*** DATASET EXCERPTS ***
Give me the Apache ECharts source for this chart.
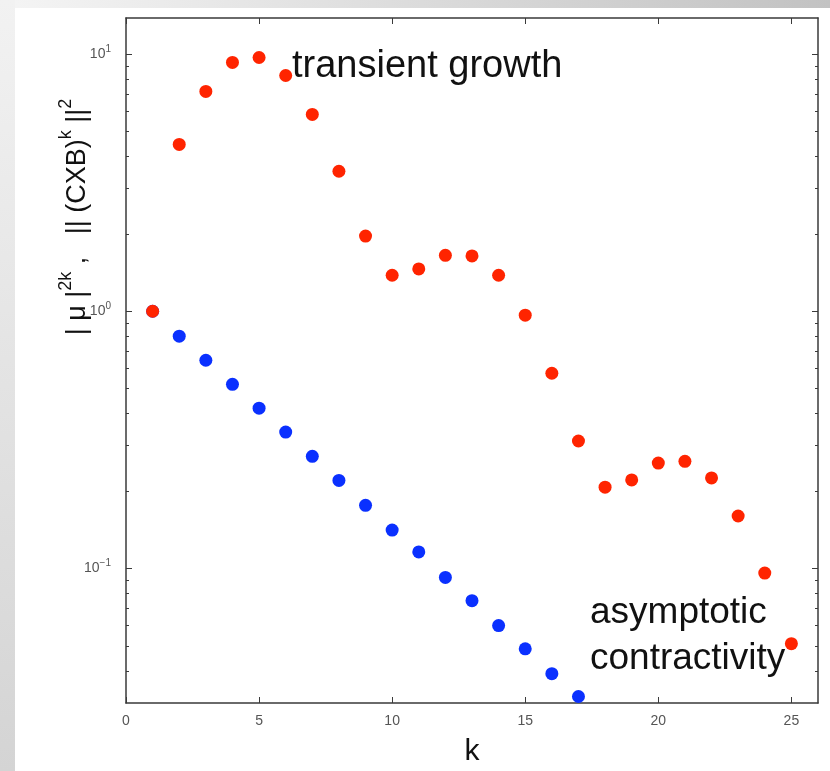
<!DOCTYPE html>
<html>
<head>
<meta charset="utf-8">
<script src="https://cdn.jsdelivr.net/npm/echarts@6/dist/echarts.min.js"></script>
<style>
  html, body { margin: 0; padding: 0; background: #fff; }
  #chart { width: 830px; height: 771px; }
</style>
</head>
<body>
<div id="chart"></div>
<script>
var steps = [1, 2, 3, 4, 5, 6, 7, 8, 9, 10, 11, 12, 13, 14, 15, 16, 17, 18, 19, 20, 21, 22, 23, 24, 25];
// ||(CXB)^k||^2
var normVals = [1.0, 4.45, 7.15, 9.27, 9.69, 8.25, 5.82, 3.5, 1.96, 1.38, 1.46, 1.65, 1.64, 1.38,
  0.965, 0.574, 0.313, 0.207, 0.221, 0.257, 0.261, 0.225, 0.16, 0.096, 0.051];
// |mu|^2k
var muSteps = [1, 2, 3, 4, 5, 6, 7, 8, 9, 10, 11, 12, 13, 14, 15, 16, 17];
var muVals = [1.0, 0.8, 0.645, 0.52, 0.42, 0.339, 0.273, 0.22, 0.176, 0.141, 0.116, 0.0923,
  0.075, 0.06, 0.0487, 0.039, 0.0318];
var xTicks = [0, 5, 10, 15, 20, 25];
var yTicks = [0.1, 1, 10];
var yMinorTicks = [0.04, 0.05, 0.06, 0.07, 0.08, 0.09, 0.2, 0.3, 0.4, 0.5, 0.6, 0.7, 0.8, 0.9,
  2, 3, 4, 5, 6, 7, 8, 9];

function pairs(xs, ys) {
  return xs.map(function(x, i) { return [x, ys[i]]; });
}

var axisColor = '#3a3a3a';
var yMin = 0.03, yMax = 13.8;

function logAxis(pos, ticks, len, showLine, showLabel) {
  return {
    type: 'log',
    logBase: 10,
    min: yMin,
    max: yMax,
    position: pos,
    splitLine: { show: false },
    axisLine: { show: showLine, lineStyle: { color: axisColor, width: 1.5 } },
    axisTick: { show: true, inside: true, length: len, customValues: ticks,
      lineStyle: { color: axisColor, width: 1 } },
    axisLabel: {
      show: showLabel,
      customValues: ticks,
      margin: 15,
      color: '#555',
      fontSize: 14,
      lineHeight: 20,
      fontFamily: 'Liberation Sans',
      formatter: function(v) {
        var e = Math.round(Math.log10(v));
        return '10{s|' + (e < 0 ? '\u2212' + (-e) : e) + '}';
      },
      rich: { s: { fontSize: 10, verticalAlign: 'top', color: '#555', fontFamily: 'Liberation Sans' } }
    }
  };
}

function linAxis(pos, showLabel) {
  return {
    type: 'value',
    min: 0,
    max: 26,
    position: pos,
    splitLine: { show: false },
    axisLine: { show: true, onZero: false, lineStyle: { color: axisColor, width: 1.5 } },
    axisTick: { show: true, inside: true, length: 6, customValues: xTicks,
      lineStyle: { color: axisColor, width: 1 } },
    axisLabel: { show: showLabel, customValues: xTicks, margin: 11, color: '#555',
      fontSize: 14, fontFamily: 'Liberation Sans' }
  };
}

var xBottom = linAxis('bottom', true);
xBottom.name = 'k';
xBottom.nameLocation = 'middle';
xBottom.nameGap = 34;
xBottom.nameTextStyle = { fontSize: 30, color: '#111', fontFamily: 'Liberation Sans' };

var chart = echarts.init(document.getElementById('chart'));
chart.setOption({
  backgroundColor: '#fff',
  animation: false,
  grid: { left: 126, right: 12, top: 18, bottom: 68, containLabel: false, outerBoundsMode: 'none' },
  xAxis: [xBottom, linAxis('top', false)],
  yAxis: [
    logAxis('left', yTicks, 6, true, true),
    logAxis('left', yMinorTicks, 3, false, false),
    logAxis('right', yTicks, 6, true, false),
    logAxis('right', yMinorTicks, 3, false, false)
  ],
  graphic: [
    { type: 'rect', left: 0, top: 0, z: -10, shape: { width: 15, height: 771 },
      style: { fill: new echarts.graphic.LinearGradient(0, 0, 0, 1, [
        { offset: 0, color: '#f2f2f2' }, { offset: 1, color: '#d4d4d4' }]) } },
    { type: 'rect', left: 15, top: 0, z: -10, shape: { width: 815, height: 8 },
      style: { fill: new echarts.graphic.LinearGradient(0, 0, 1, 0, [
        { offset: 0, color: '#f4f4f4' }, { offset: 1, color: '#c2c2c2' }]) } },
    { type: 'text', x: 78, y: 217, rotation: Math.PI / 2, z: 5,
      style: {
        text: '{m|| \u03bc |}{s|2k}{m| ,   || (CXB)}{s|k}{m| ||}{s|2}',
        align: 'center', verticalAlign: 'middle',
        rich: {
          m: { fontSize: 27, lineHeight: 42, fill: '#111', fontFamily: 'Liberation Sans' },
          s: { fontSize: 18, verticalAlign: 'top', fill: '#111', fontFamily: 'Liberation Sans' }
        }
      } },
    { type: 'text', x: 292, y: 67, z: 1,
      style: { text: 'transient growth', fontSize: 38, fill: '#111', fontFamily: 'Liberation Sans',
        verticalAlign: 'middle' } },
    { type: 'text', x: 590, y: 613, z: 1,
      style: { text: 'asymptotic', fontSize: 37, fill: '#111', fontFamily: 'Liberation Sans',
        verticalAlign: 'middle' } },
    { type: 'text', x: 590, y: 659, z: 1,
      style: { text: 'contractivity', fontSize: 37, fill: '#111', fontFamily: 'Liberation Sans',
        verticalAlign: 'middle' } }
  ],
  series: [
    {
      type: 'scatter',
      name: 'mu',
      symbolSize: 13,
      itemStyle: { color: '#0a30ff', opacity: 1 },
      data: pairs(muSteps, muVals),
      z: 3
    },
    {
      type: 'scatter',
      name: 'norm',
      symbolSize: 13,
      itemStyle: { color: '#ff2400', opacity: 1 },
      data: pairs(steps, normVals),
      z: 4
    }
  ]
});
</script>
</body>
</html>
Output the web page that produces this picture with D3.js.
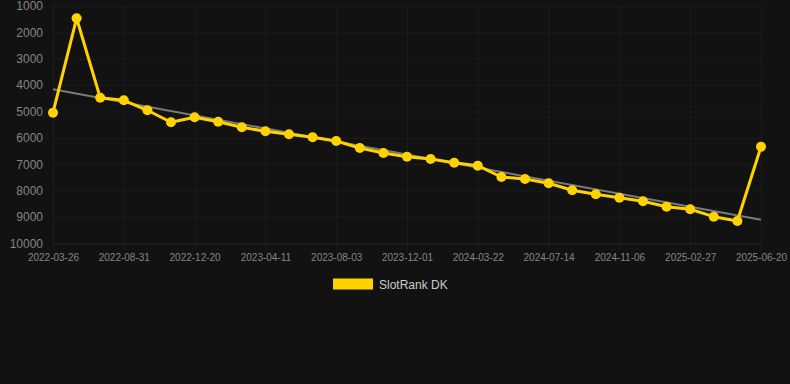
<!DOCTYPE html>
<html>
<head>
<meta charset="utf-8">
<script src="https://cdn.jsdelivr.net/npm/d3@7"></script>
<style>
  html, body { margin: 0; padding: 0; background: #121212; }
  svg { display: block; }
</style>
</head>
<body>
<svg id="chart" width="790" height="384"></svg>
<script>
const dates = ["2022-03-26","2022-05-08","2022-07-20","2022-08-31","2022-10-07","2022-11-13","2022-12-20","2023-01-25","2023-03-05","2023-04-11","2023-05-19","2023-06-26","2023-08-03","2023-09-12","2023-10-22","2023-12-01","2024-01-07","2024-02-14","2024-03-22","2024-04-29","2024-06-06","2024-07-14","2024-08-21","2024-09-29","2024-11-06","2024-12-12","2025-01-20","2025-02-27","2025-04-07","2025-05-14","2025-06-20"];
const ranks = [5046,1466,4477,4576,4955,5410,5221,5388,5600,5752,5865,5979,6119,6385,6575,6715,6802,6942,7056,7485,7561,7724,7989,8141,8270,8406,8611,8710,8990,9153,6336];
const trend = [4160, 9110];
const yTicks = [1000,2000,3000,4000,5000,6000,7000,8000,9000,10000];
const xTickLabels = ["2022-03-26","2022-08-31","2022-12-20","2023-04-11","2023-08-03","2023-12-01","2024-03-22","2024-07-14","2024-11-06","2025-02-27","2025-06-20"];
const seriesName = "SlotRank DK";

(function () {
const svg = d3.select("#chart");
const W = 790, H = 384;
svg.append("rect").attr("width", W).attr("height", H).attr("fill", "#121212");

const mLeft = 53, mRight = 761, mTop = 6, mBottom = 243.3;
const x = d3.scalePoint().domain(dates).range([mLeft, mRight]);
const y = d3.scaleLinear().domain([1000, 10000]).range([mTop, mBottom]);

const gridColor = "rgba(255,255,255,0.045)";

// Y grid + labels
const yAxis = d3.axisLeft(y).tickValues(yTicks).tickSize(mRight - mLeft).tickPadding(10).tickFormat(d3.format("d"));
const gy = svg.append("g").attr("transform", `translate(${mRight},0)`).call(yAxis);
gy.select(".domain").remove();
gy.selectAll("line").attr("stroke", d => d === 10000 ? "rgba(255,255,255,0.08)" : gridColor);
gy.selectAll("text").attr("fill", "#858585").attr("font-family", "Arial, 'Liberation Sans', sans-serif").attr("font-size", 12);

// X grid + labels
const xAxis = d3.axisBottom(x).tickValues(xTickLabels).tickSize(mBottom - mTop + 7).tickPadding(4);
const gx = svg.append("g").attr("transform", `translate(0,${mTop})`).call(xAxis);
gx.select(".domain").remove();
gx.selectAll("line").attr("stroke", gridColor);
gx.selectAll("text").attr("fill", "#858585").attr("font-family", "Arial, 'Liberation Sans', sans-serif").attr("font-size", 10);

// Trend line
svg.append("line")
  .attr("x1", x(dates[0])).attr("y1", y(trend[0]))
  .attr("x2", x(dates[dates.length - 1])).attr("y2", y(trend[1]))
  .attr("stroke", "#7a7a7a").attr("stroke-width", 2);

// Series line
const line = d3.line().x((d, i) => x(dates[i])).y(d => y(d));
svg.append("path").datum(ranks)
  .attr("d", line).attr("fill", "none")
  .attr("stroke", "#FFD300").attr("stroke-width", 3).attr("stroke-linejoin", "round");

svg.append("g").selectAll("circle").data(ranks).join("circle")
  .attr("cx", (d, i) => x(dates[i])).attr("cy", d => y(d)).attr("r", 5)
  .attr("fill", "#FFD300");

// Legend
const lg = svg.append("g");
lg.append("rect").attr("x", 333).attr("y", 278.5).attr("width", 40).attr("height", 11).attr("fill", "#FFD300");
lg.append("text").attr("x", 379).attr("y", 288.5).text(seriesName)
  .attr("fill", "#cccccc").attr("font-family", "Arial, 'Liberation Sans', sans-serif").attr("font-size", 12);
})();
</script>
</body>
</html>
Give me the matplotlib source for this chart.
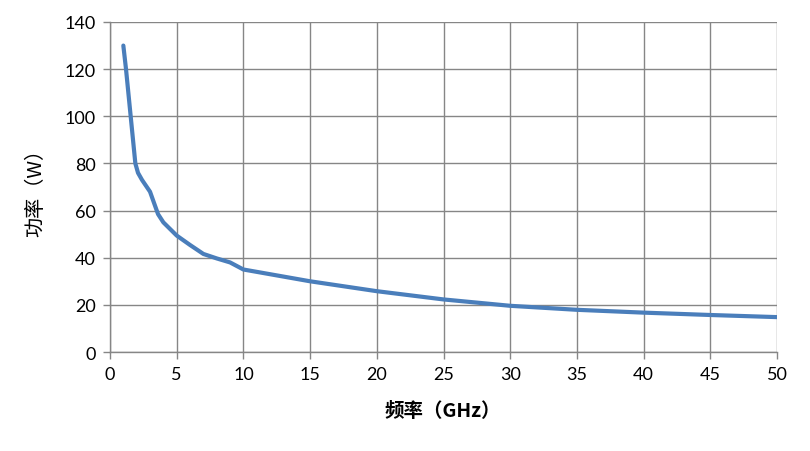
***
**PROBLEM:** Extract, word for word, each line from the top of the data down to and including the line with "var yMin = 0.03, yMax = 13.8;"; skip the pictures.

**SOLUTION:**
Give me the Apache ECharts source for this chart.
<!DOCTYPE html>
<html>
<head>
<meta charset="utf-8">
<script src="https://cdn.jsdelivr.net/npm/echarts@6/dist/echarts.min.js"></script>
<style>
  html, body { margin: 0; padding: 0; background: #fff; }
  #chart { width: 830px; height: 771px; }
</style>
</head>
<body>
<div id="chart"></div>
<script>
var steps = [1, 2, 3, 4, 5, 6, 7, 8, 9, 10, 11, 12, 13, 14, 15, 16, 17, 18, 19, 20, 21, 22, 23, 24, 25];
// ||(CXB)^k||^2
var normVals = [1.0, 4.45, 7.15, 9.27, 9.69, 8.25, 5.82, 3.5, 1.96, 1.38, 1.46, 1.65, 1.64, 1.38,
  0.965, 0.574, 0.313, 0.207, 0.221, 0.257, 0.261, 0.225, 0.16, 0.096, 0.051];
// |mu|^2k
var muSteps = [1, 2, 3, 4, 5, 6, 7, 8, 9, 10, 11, 12, 13, 14, 15, 16, 17];
var muVals = [1.0, 0.8, 0.645, 0.52, 0.42, 0.339, 0.273, 0.22, 0.176, 0.141, 0.116, 0.0923,
  0.075, 0.06, 0.0487, 0.039, 0.0318];
var xTicks = [0, 5, 10, 15, 20, 25];
var yTicks = [0.1, 1, 10];
var yMinorTicks = [0.04, 0.05, 0.06, 0.07, 0.08, 0.09, 0.2, 0.3, 0.4, 0.5, 0.6, 0.7, 0.8, 0.9,
  2, 3, 4, 5, 6, 7, 8, 9];

function pairs(xs, ys) {
  return xs.map(function(x, i) { return [x, ys[i]]; });
}

var axisColor = '#3a3a3a';
var yMin = 0.03, yMax = 13.8;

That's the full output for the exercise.